Short task -> Output the line that holds "Emit a web page", the line that holds "const yMinorTicks = [0,1,2,3,4,5,6,7,8,9,10,11,12,13,14,15,16];", and every line between them, exactly, but none of the pictures.
## start
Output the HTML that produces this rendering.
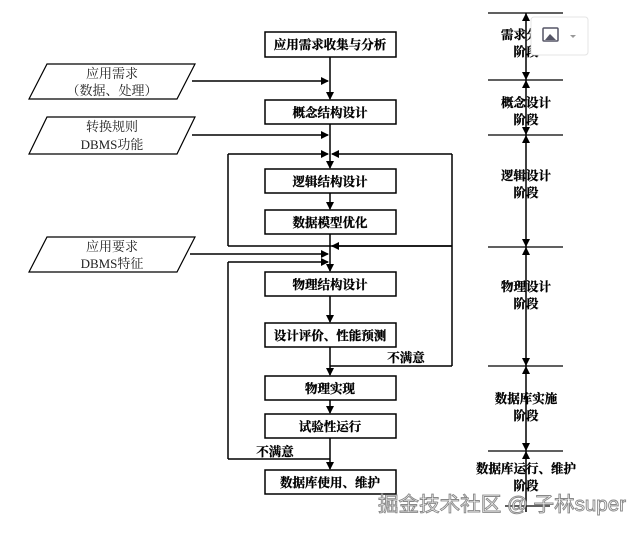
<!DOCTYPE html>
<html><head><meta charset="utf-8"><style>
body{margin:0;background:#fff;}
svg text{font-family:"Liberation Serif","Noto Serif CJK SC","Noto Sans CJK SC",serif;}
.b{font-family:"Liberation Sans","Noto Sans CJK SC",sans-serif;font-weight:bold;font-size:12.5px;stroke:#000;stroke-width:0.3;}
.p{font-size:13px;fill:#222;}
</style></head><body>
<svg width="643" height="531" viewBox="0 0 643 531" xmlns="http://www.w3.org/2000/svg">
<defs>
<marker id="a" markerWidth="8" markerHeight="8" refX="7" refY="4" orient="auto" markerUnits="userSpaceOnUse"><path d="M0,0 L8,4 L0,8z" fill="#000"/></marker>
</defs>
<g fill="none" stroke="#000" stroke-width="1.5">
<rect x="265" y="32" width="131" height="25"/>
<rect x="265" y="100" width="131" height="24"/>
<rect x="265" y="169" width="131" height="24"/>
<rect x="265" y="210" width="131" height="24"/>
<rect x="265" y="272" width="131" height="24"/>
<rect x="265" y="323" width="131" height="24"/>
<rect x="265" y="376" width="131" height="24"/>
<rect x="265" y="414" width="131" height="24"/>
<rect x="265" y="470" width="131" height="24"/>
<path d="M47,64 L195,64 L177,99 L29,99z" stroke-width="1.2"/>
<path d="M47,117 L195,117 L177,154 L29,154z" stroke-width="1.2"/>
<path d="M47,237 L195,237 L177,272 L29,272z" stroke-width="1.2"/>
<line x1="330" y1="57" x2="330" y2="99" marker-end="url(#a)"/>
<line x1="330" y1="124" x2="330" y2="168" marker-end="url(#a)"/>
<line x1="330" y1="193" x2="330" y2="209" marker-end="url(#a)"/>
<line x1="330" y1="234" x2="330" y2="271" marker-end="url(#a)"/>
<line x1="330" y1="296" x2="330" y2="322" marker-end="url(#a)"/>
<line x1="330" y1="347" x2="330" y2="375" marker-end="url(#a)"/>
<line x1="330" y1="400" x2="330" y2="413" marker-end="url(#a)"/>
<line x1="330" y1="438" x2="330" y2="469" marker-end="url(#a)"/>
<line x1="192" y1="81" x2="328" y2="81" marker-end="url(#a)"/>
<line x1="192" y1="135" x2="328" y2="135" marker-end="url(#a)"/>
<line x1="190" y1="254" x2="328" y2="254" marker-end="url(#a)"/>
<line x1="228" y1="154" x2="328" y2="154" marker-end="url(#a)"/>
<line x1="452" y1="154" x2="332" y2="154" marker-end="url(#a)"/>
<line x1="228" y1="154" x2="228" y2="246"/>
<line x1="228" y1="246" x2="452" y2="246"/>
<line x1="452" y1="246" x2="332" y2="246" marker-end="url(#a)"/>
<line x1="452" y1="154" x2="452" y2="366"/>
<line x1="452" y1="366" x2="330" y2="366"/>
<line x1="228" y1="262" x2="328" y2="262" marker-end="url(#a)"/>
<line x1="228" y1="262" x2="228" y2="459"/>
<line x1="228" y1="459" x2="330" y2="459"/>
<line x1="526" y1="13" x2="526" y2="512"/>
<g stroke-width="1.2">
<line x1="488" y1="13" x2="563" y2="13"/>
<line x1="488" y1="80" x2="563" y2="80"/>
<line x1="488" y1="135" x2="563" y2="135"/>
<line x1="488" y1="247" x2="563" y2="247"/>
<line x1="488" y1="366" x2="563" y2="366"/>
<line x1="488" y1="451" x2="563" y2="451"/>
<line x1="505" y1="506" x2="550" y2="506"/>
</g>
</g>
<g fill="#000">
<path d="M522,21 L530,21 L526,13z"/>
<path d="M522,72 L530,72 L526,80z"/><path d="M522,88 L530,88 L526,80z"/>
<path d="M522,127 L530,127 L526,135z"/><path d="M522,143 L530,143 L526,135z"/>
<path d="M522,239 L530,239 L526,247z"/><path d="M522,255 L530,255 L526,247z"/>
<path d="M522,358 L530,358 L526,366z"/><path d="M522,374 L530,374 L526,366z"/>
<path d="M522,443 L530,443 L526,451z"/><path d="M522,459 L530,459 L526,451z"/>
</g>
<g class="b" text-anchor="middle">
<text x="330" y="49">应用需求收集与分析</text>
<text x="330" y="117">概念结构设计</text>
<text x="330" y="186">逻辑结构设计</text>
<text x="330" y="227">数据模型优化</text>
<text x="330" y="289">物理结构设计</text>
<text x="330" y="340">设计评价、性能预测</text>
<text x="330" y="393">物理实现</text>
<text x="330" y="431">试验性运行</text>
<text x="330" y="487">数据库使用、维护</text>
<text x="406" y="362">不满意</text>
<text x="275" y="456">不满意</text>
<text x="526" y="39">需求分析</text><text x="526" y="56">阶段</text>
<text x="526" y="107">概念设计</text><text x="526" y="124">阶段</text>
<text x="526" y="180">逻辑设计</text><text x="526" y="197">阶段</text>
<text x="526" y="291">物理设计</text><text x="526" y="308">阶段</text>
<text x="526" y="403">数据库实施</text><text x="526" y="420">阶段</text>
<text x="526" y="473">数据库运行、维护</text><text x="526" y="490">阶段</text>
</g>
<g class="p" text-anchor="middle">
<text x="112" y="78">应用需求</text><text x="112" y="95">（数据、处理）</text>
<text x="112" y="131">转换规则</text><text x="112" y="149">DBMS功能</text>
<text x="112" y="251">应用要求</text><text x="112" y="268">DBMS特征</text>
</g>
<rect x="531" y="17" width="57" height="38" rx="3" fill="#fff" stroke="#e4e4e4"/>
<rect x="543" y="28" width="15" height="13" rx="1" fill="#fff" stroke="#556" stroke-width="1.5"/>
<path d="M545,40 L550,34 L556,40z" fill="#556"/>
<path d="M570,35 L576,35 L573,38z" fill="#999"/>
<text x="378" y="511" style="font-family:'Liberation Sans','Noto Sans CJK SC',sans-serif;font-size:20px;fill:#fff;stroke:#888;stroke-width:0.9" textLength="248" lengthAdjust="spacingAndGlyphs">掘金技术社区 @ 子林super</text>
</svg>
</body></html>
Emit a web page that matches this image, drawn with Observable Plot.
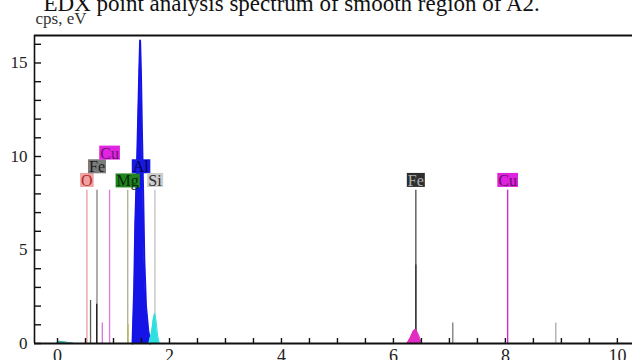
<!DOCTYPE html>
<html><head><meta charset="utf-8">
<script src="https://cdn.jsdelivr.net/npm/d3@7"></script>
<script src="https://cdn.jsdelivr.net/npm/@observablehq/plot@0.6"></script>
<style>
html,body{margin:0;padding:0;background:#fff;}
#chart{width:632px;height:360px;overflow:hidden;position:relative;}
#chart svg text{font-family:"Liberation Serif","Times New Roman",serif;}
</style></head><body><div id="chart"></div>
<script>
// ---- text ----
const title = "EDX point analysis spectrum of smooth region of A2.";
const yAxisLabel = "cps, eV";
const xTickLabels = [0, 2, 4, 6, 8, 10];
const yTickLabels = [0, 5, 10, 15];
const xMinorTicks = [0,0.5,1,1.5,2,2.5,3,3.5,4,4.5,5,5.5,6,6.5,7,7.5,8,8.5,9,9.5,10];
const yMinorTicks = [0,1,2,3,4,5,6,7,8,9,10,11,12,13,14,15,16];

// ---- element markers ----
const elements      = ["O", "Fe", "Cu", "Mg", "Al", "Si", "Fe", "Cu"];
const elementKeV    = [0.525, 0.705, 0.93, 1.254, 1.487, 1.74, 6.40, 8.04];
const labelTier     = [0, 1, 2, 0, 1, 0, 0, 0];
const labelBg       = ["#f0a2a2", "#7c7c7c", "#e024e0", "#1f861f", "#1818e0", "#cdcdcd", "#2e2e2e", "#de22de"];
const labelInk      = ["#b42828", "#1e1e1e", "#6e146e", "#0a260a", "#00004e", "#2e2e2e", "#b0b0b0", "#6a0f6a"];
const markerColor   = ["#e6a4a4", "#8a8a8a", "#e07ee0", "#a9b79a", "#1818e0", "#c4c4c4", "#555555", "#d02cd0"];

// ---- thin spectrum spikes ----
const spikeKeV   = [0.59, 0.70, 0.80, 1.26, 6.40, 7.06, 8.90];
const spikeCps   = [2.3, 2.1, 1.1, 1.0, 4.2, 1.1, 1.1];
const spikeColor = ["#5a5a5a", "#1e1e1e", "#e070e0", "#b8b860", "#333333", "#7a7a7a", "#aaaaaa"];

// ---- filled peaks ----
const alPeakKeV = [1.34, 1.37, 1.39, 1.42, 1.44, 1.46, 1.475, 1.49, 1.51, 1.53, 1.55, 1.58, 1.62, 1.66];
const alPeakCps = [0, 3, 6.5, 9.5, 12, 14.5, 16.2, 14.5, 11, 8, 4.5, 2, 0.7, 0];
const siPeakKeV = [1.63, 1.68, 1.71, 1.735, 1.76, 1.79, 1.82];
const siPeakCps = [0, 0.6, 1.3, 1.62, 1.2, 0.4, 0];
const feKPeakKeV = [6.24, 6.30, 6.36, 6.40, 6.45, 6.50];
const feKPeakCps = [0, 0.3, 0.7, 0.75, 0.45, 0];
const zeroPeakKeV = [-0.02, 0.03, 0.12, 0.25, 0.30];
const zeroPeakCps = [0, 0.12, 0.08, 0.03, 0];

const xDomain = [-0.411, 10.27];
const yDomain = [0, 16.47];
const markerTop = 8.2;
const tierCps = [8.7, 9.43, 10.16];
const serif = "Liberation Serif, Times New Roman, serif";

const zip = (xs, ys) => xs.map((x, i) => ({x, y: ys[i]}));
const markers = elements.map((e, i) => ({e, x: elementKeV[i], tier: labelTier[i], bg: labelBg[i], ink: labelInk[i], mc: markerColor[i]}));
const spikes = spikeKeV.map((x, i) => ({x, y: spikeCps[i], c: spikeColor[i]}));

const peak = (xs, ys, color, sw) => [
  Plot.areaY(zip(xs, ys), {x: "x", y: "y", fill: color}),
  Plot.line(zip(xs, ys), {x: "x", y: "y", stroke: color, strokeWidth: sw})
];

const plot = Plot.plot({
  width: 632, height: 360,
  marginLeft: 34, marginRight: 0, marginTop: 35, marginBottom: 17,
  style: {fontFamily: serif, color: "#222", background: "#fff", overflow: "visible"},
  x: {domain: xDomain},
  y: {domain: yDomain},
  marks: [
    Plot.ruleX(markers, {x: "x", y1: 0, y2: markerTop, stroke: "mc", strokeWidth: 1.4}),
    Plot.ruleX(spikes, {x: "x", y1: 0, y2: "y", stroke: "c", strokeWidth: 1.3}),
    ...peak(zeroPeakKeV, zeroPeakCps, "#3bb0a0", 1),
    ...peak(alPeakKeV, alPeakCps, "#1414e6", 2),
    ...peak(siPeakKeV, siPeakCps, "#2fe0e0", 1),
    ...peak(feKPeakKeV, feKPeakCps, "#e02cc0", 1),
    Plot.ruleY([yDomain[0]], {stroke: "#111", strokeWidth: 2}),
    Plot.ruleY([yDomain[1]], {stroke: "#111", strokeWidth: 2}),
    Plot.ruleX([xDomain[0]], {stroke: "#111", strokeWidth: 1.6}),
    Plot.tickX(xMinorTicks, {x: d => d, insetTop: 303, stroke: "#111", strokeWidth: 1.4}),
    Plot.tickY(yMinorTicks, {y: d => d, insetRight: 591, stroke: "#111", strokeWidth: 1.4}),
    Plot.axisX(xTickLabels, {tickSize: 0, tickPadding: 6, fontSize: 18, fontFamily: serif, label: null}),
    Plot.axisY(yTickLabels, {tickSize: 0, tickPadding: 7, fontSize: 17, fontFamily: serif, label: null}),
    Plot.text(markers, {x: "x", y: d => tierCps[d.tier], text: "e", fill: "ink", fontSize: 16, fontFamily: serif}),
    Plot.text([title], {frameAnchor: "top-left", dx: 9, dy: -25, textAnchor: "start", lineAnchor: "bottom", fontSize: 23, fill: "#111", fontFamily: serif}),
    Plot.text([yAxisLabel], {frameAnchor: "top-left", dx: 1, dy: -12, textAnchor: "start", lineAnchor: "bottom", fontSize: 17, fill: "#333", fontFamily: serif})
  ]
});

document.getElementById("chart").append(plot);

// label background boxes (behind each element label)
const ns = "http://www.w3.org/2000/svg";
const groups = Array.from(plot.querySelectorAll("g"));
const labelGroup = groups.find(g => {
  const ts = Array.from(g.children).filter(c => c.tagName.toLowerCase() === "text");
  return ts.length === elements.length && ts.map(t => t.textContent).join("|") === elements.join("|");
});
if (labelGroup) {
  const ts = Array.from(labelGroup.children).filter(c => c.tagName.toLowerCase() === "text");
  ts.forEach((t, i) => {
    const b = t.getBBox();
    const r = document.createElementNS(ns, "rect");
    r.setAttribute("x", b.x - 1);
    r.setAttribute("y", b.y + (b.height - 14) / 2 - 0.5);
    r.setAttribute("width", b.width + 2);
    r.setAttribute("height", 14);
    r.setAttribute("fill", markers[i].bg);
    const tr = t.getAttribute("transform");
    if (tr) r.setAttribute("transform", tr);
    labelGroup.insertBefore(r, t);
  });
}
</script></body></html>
## end
Output below ->
Emit a web page that matches this image, drawn with Observable Plot.
<!DOCTYPE html>
<html><head><meta charset="utf-8">
<script src="https://cdn.jsdelivr.net/npm/d3@7"></script>
<script src="https://cdn.jsdelivr.net/npm/@observablehq/plot@0.6"></script>
<style>
html,body{margin:0;padding:0;background:#fff;}
#chart{width:632px;height:360px;overflow:hidden;position:relative;}
#chart svg text{font-family:"Liberation Serif","Times New Roman",serif;}
</style></head><body><div id="chart"></div>
<script>
// ---- text ----
const title = "EDX point analysis spectrum of smooth region of A2.";
const yAxisLabel = "cps, eV";
const xTickLabels = [0, 2, 4, 6, 8, 10];
const yTickLabels = [0, 5, 10, 15];
const xMinorTicks = [0,0.5,1,1.5,2,2.5,3,3.5,4,4.5,5,5.5,6,6.5,7,7.5,8,8.5,9,9.5,10];
const yMinorTicks = [0,1,2,3,4,5,6,7,8,9,10,11,12,13,14,15,16];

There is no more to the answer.